“Surely this court cannot make a man walk out of his house with his zip locked,” the Delhi high court recently observed, dismissing a petition by a resident wanting to restrain men from urinating on the outer walls of his group housing complex.
The residents of the housing complex had tried everything — from sticking pictures of deities to drawing graffiti comparing men who pee in the open with donkeys and stray dogs. When nothing could shame the piddling gents, the residents knocked at the court’s door.
But the court too threw up its arms. “The menace of urinating in public will have to be solved elsewhere,” the bench observed. Many cultures show strong revulsion to people performing bodily functions out in the open. But most Indian men will tell you unabashedly how it is the most Indian thing to do.
“When it comes to answering nature’s call, the Delhi male doesn’t look beyond the first wall, corner or crevice to relieve himself,” my colleague Sidhartha Roy wrote for a campaign against urinating in public places launched by HT in 2006. Roy found that Janpath and Delhi Gate had both free and pay toilets, but men still peed on the toilet walls outside. “Why pay when there is always a wall, street corner or bus stop?” wondered one.
In 2008, Forbes magazine rated our Capital as the world’s 24th dirtiest city. That was the time the government was preparing for 2010 Commonwealth Games and launched a civic makeover that promised installing 1,000 waterless toilets, awareness campaigns such as Dilli ki beti against littering, and heavy fines for peeing in the open.
But the “world-class” sheen started waning almost as soon as the party was over. The waterless toilets have been shut down, Dilli ki beti has disappeared from the billboards and there is no one to tell thick-skinned Delhiites that taking a leak in public places is gross. It is a municipal offence but there is nobody to enforce spot fines. The Bill to increase such spot fines from `50 to `500 is pending for years.
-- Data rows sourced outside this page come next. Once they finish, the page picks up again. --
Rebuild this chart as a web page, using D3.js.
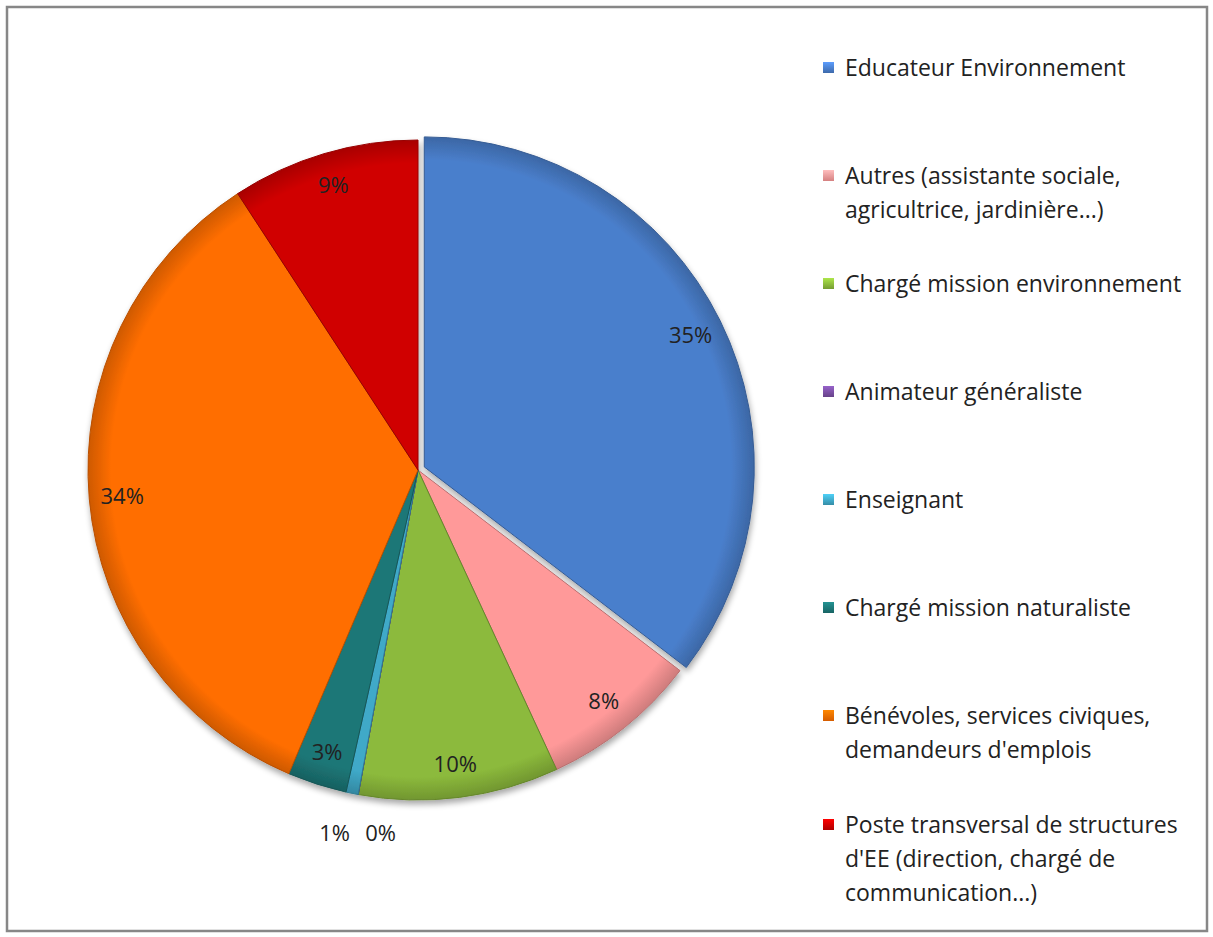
<!DOCTYPE html>
<html>
<head>
<meta charset="utf-8">
<script src="https://cdn.jsdelivr.net/npm/d3@7"></script>
<style>
  body { margin: 0; background: #fff; }
  svg { display: block; }
  text { font-family: "Open Sans", Lato, sans-serif; fill: #222; }
</style>
</head>
<body>
<svg id="chart" width="1213" height="937"></svg>
<script>
// categories, clockwise from 12 o'clock ("|" = line break in legend)
const categories = [
  "Educateur Environnement",
  "Autres (assistante sociale,|agricultrice, jardinière...)",
  "Chargé mission environnement",
  "Animateur généraliste",
  "Enseignant",
  "Chargé mission naturaliste",
  "Bénévoles, services civiques,|demandeurs d'emplois",
  "Poste transversal de structures|d'EE (direction, chargé de|communication...)"
];
// share in percent
const values = [35.4, 7.7, 9.8, 0, 0.6, 2.9, 34.4, 9.2];
const colors = ["#4a7fcc", "#ff9999", "#8cba3c", "#7a4fa3", "#3fa9c8", "#1d7777", "#ff6e00", "#d00000"];
const exploded = [0];

const width = 1213, height = 937;
const cx = 418, cy = 470, R = 330;

const svg = d3.select("#chart");

// frame
svg.append("rect")
  .attr("x", 7).attr("y", 7)
  .attr("width", width - 13).attr("height", height - 13)
  .attr("fill", "#fff")
  .attr("stroke", "#878787")
  .attr("stroke-width", 2.5);

const defs = svg.append("defs");

colors.forEach((c, i) => {
  const g = defs.append("radialGradient")
    .attr("id", "grad" + i)
    .attr("gradientUnits", "userSpaceOnUse")
    .attr("cx", 0).attr("cy", 0).attr("r", R);
  g.append("stop").attr("offset", "0%").attr("stop-color", c);
  g.append("stop").attr("offset", "93%").attr("stop-color", c);
  g.append("stop").attr("offset", "100%").attr("stop-color", d3.color(c).darker(0.6));

  const lg = defs.append("linearGradient")
    .attr("id", "lg" + i)
    .attr("x1", 0).attr("y1", 0).attr("x2", 0).attr("y2", 1);
  lg.append("stop").attr("offset", "0%").attr("stop-color", d3.color(c).brighter(0.6));
  lg.append("stop").attr("offset", "100%").attr("stop-color", d3.color(c).darker(0.5));
});

const shadow = defs.append("filter").attr("id", "shadow")
  .attr("x", "-10%").attr("y", "-10%").attr("width", "120%").attr("height", "120%");
shadow.append("feGaussianBlur").attr("in", "SourceAlpha").attr("stdDeviation", 3);
shadow.append("feOffset").attr("dx", 1).attr("dy", 4).attr("result", "b");
shadow.append("feComponentTransfer").append("feFuncA").attr("type", "linear").attr("slope", 0.35);
const merge = shadow.append("feMerge");
merge.append("feMergeNode");
merge.append("feMergeNode").attr("in", "SourceGraphic");

const pie = d3.pie().sort(null).value(d => d)(values);
const arc = d3.arc().innerRadius(0).outerRadius(R);
const labelArc = d3.arc().innerRadius(R * 0.9).outerRadius(R * 0.9);
const outerArc = d3.arc().innerRadius(R + 40).outerRadius(R + 40);

const pieG = svg.append("g")
  .attr("transform", `translate(${cx},${cy})`)
  .attr("filter", "url(#shadow)");

function offsetOf(d, i) {
  if (!exploded.includes(i)) return [0, 0];
  const a = (d.startAngle + d.endAngle) / 2;
  return [Math.sin(a) * 7, -Math.cos(a) * 7];
}

pieG.selectAll("path")
  .data(pie)
  .join("path")
  .attr("d", arc)
  .attr("transform", (d, i) => `translate(${offsetOf(d, i)})`)
  .attr("fill", (d, i) => `url(#grad${i})`)
  .attr("stroke", (d, i) => d3.color(colors[i]).darker(0.9))
  .attr("stroke-width", 1);

// labels
const labelG = svg.append("g").attr("transform", `translate(${cx},${cy})`);
const inside = pie.filter(d => d.value >= 2);
const outside = pie.filter(d => d.value < 2);

labelG.selectAll("text.in")
  .data(inside)
  .join("text")
  .attr("class", "in")
  .attr("transform", d => {
    const i = pie.indexOf(d);
    const [ox, oy] = offsetOf(d, i);
    const [x, y] = labelArc.centroid(d);
    return `translate(${x + ox},${y + oy})`;
  })
  .attr("text-anchor", "middle")
  .attr("dy", "0.35em")
  .attr("font-size", 22)
  .text(d => Math.round(d.value) + "%");

// small slices: outside, spread so they don't overlap
const outPos = outside.map(d => ({ d, p: outerArc.centroid(d) }))
  .sort((a, b) => a.p[0] - b.p[0]);
const meanX = d3.mean(outPos, o => o.p[0]) + 10;
const meanY = d3.mean(outPos, o => o.p[1]);
const gap = 46;
outPos.forEach((o, k) => {
  o.x = meanX + (k - (outPos.length - 1) / 2) * gap;
  o.y = meanY;
});
labelG.selectAll("text.out")
  .data(outPos)
  .join("text")
  .attr("class", "out")
  .attr("x", o => o.x)
  .attr("y", o => o.y)
  .attr("text-anchor", "middle")
  .attr("dy", "0.35em")
  .attr("font-size", 22)
  .text(o => Math.round(o.d.value) + "%");

// legend
const legendRows = [68, 176, 284, 392, 500, 608, 716, 825];
const legend = svg.append("g");
categories.forEach((name, i) => {
  const row = legend.append("g").attr("transform", `translate(823,${legendRows[i]})`);
  row.append("rect")
    .attr("x", 0).attr("y", -6)
    .attr("width", 11).attr("height", 11)
    .attr("fill", `url(#lg${i})`);
  row.append("text")
    .attr("x", 22)
    .attr("font-size", 23)
    .selectAll("tspan")
    .data(name.split("|"))
    .join("tspan")
    .attr("x", 22)
    .attr("y", (t, k) => k * 34)
    .attr("dy", "0.35em")
    .text(t => t);
});
</script>
</body>
</html>
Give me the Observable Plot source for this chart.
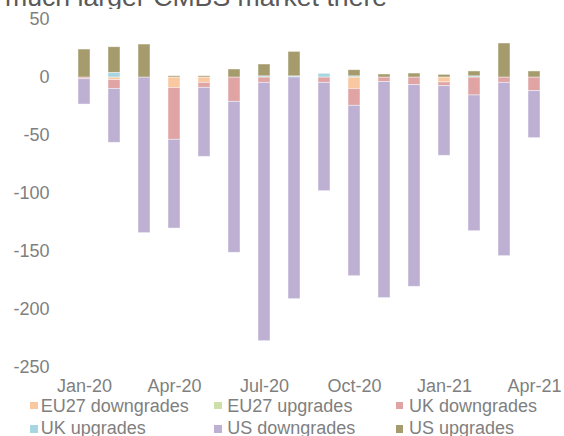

This general lack of civic discipline and poor enforcement seek justification in the city’s wide infrastructure gap. This year, at least 43.5% of students interviewed by NGO Josh on the implementation of Right to Education Act in Delhi said their school toilets were either so dirty that they could not be used or teachers kept them locked for their own use.
Last year’s Delhi Human Development Report stated that while 90% of households in Delhi had access to toilets within their homes, 7.2% used public toilets and the rest defecated in the open. Almost 20% of the households in New Delhi district used public toilets. Almost 55% respondents in the perception survey rated public toilet facilities as below average or very poor.
Women constitute almost half the city’s work force but many of them have no access to a toilet at their workplace. In a report filed in high court last year, the three municipal bodies conceded that for 3,712 public toilets for men, they had only 269 for women. The Karol Bagh zone that includes busy markets and commercial zones had only two toilets for women, while the south zone had built only five.
Union rural development minister Jairam Ramesh was right when he said that the country needed toilets more than temples. Providing toilets is not just a question of environment improvement but also of human dignity.
But there is no excuse for those who have access to toilets and still go on defiling city walls. If women with little or no access to public facilities do not rush to turn the city into an open urinal, there is no reason why men can’t exercise a little more bladder control.